Es necesario preguntar,
ante todo, «que es el hombre», si queremos hacer la pregunta “¿Qué sucederá
después de esta vida?”. Como leemos en Gaudium et spes, 10, el hombre constituye «una
unidad de alma y de cuerpo» y «por su última condición física sintetiza en
si los elementos del mundo material», «pero no se equivoca al afirmar su
superioridad sobre el universo material y al considerarse no ya como particula
de la naturaleza o como elemento anónimo de la ciudad humana. Por su interioridad es, en efecto,
superior al universo entero: a esta profunda interioridad retorna cuando
entra dentro de su corazón, donde Dios le aguarda, escrutador de los corazones,
y done el personalmente, bajo la mirada de Dios, decide su propio destino. Al
afirmar, por tanto, en si mismo la espiritualidad y la inmortalidad de su alma,
no es el hombre juguete de un espejismo ilusorio provocado solamente por las
condiciones físicas y sociales exteriores, sino que toca, por el contrario, la
verdad más profunda de la realidad» (GS,14)
La antropología
materialista no puede explicar el hecho de la trascendencia propia del hombre,
puede solo negarla contra el testimonio
de su experiencia, de la historia y dela cultura. Sin embargo, el concepto de
la trascendencia personal resulta tratado a fondo en la filosofía contemporánea
del hombre, como aquello que fundamentalmente define su realidad. El análisis de la trascendencia personal del
hombre permea todos los análisis metafísicos, que especulan sobre la
espiritualidad y, siguiendo a esta, sobre la inmortalidad del alma humana. El
Vaticano II, hasta cierto punto, une las dos vías desde el momento que, al argumentar sobre l vocación del hombre
ligada a la dignidad personal, se remite de modo significativo a la
experiencia. Asi, or ejemplo, cuando habla de la muerte: «El máximo enigma de la vida humana es la
muerte. El hombre sufre con el dolor y con la disolución progresiva del cuerpo.

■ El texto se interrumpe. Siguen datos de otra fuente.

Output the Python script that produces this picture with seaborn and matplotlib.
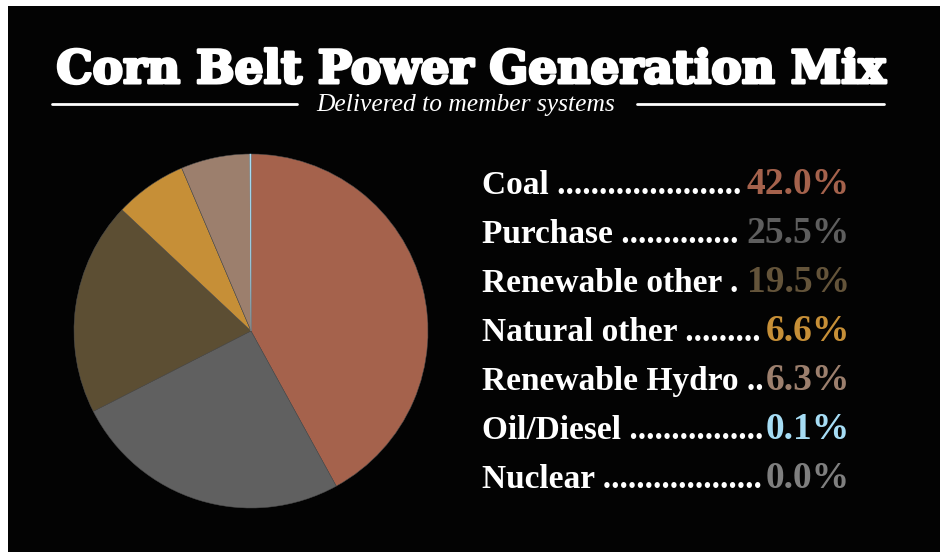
import matplotlib
matplotlib.use("Agg")
import matplotlib.pyplot as plt
import matplotlib.patheffects as pe
import seaborn as sns
from matplotlib.patches import Rectangle
from matplotlib.lines import Line2D

categories = ["Coal", "Purchase", "Renewable other", "Natural other",
              "Renewable Hydro", "Oil/Diesel", "Nuclear"]
values = [42.0, 25.5, 19.5, 6.6, 6.3, 0.1, 0.0]
value_labels = ["42.0%", "25.5%", "19.5%", "6.6%", "6.3%", "0.1%", "0.0%"]
slice_colors = ["#A5624C", "#606060", "#5C4E33", "#C68F37", "#9C7F6D", "#A6DDF5", "#7F7F7F"]
text_colors = ["#A5624C", "#5E5E5E", "#64543A", "#C68F37", "#9C7F6D", "#A6DDF5", "#7F7F7F"]
title = "Corn Belt Power Generation Mix"
subtitle = "Delivered to member systems"

sns.set_theme(style="white")
plt.rcParams["font.family"] = ["Liberation Serif", "DejaVu Serif"]

W, H = 940, 552
fig = plt.figure(figsize=(W / 100, H / 100), dpi=100, facecolor="#030303")


def fx(x):
    return x / W


def fy(y):
    return 1 - y / H


# white strips on top and left
fig.patches.append(Rectangle((0, fy(6)), 1, 1 - fy(6), transform=fig.transFigure,
                             facecolor="white", edgecolor="none", zorder=0))
fig.patches.append(Rectangle((0, 0), fx(8), 1, transform=fig.transFigure,
                             facecolor="white", edgecolor="none", zorder=0))

# pie
cx, cy, r = 251, 331, 177
ax = fig.add_axes([fx(cx - r), fy(cy + r), 2 * r / W, 2 * r / H], zorder=2)
ax.set_facecolor("none")
wedges, _ = ax.pie(values, colors=slice_colors, startangle=90, counterclock=False,
                   wedgeprops=dict(edgecolor="#4F4F4F", linewidth=0.35))
wedges[5].set_edgecolor(slice_colors[5])
wedges[5].set_zorder(3)
ax.set_xlim(-1.0, 1.0)
ax.set_ylim(-1.0, 1.0)
ax.set_aspect("auto")
ax.axis("off")

renderer = fig.canvas.get_renderer()

# title fitted to width
t = fig.text(fx(471), fy(83), title, ha="center", va="baseline", color="white",
             fontsize=36, fontweight="bold", family=["DejaVu Serif"],
             path_effects=[pe.withStroke(linewidth=2.2, foreground="white")])
bb = t.get_window_extent(renderer)
t.set_fontsize(36 * (886 - 57) / bb.width)

st = fig.text(fx(466), fy(111), subtitle, ha="center", va="baseline", color="white",
              fontsize=19, fontstyle="italic")
bb = st.get_window_extent(renderer)
st.set_fontsize(19 * (615 - 316) / bb.width)

fig.add_artist(Line2D([fx(52), fx(297)], [fy(104), fy(104)], color="white", lw=2,
                      transform=fig.transFigure))
fig.add_artist(Line2D([fx(637), fx(884)], [fy(104), fy(104)], color="white", lw=2,
                      transform=fig.transFigure))

# legend rows
x_left, x_right = 482, 850
baselines = [194 + 49 * i for i in range(len(categories))]
for cat, vl, col, yb in zip(categories, value_labels, text_colors, baselines):
    v = fig.text(fx(x_right), fy(yb), vl, ha="right", va="baseline", color=col,
                 fontsize=27, fontweight="bold")
    vleft = v.get_window_extent(renderer).x0
    lab = fig.text(fx(x_left), fy(yb), cat + " ", ha="left", va="baseline", color="white",
                   fontsize=24, fontweight="bold")
    s = cat + " "
    while True:
        lab.set_text(s + ".")
        if lab.get_window_extent(renderer).x1 > vleft - 1:
            lab.set_text(s)
            break
        s += "."

fig.savefig("out.png", dpi=100, facecolor=fig.get_facecolor())
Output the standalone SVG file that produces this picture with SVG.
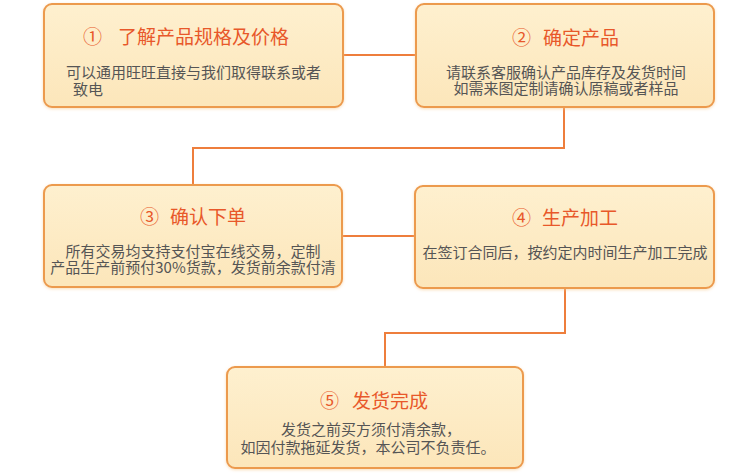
<svg xmlns="http://www.w3.org/2000/svg" width="749" height="473" viewBox="0 0 749 473">
<defs>
<linearGradient id="bg" x1="0" y1="0" x2="0" y2="1">
<stop offset="0" stop-color="#FEF0CF"/>
<stop offset="1" stop-color="#FCE6BA"/>
</linearGradient>
<filter id="sh" x="-5%" y="-10%" width="110%" height="120%">
<feDropShadow dx="0" dy="1" stdDeviation="1.5" flood-color="#F5C88A" flood-opacity="0.6"/>
</filter>
<style>
.box{fill:url(#bg);stroke:#EC9A4E;stroke-width:2;filter:url(#sh)}
.t{font-family:"Noto Sans CJK SC","Noto Sans",sans-serif;font-size:19px;fill:#E8582A}
.b{font-family:"Noto Sans CJK SC","Noto Sans",sans-serif;font-size:15px;fill:#555555;text-anchor:middle}
.c{fill:none;stroke:#EE7E3C;stroke-width:2}
</style>
</defs>
<rect width="749" height="473" fill="#FFFFFF"/>
<g id="connectors">
<path class="c" d="M343 55 H415"/>
<path class="c" d="M564 108 V148 H193 V185"/>
<path class="c" d="M343 236 H415"/>
<path class="c" d="M565 288 V333 H385 V367"/>
</g>
<g id="n1">
<rect class="box" x="44" y="4" width="299" height="103" rx="8"/>
<text class="t" x="83" y="44">①<tspan x="118">了解产品规格及价格</tspan></text>
<text class="b" x="193.5" y="78">可以通用旺旺直接与我们取得联系或者</text>
<text class="b" x="73" y="95" style="text-anchor:start">致电</text>
</g>
<g id="n2">
<rect class="box" x="416" y="4" width="298" height="103" rx="8"/>
<text class="t" x="512" y="45">②<tspan x="543">确定产品</tspan></text>
<text class="b" x="566" y="78">请联系客服确认产品库存及发货时间</text>
<text class="b" x="566" y="94">如需来图定制请确认原稿或者样品</text>
</g>
<g id="n3">
<rect class="box" x="44" y="185" width="298" height="102" rx="8"/>
<text class="t" x="140" y="224">③<tspan x="170">确认下单</tspan></text>
<text class="b" x="193" y="257">所有交易均支持支付宝在线交易，定制</text>
<text class="b" x="193" y="273">产品生产前预付30%货款，发货前余款付清</text>
</g>
<g id="n4">
<rect class="box" x="415" y="186" width="299" height="102" rx="8"/>
<text class="t" x="512" y="225">④<tspan x="542">生产加工</tspan></text>
<text class="b" x="565" y="258">在签订合同后，按约定内时间生产加工完成</text>
</g>
<g id="n5">
<rect class="box" x="227" y="367" width="296" height="101" rx="8"/>
<text class="t" x="320" y="408">⑤<tspan x="352">发货完成</tspan></text>
<text class="b" x="371" y="435">发货之前买方须付清余款，</text>
<text class="b" x="368" y="453">如因付款拖延发货，本公司不负责任。</text>
</g>
</svg>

Pero su máximo tormento es el temor por la desaparición perpetua. Juzga con
instinto certero cuando se resiste a aceptar la perspectiva de la ruina total y
del adiós definitivo. La semilla de eternidad que en si lleva, por ser
irreductible a la sola materia se levanta contra la muerte. Todos los esfuerzos
de la técnica moderna, por muy útiles que sean, no pueden calmar esta ansiedad
del hombre: la prórroga de la longevidad que hoy proporciona la biología no
puede satisfacer ese deseo del mas allá que surge ineluctablemente del corazón
humano» (GS,18)
La muerte es la primera
de las llamadas verdades ultimas del hombre. La filosofía contemporánea del
hombre ha desarrollado la problemática de la muerte en el sentido de que con
ella no solo llega el momento de la destrucción, sino también el de la prueba
final del ser hombre, de la madurez en el ampo de la elección realizada. El
hombre no está solo sometido a la muerte, sino que en ella se define a si mismo
de modo definitivo; según esta autodefinición «se escoge a si mismo». Esta
visión personalista de la muerte, aun cuando brota solo de premisas
filosóficas, no es extraña – quede claro – a la tradición cristiana. Al
contrario, es propia de ella. La tradición cristiana sostiene, en su modo de
ver la muerte, ambos aspectos: el dolor de morir, al que nos remite la
Constitución pastoral sobre la «Iglesia en el mundo contemporáneo» en el n. 18,
debe mirar con la madurez ultima del hombre en la dimensión de su vida terrena,
con el sentido de haber realizado la vida terrena, y por consiguiente también
de haberse realizado a si mismo en ella y por ella. La fe funda tal realización, se sitúa en cierto modo con la propia verdad
sobre la muerte, en su centro: «La fe cristiana enseña que la muerte corporal,
que entro en la historia a consecuencia del pecado, será vencida cuando el
omnipotente y misericordioso Salvador restituya al hombre en la salvación
perdida por el pecado. Dios ha llamado y llama al hombre a adherirse a El con
la total plenitud de su ser en la perpetua comunión de la incorruptible vida
divina. Ha sido Cristo resucitando el que ha ganado esta victoria para el hombre,
liberándolo de la muerte con su propia muerte.» (GS, 18)
(de Karol Wojtyla: EL
HOMBRE Y SU DESTINO, Trilogía inédita, Biblioteca Palabra, Madrid) Original
publicado en italiano por Librería Editrice Vaticana, 1998.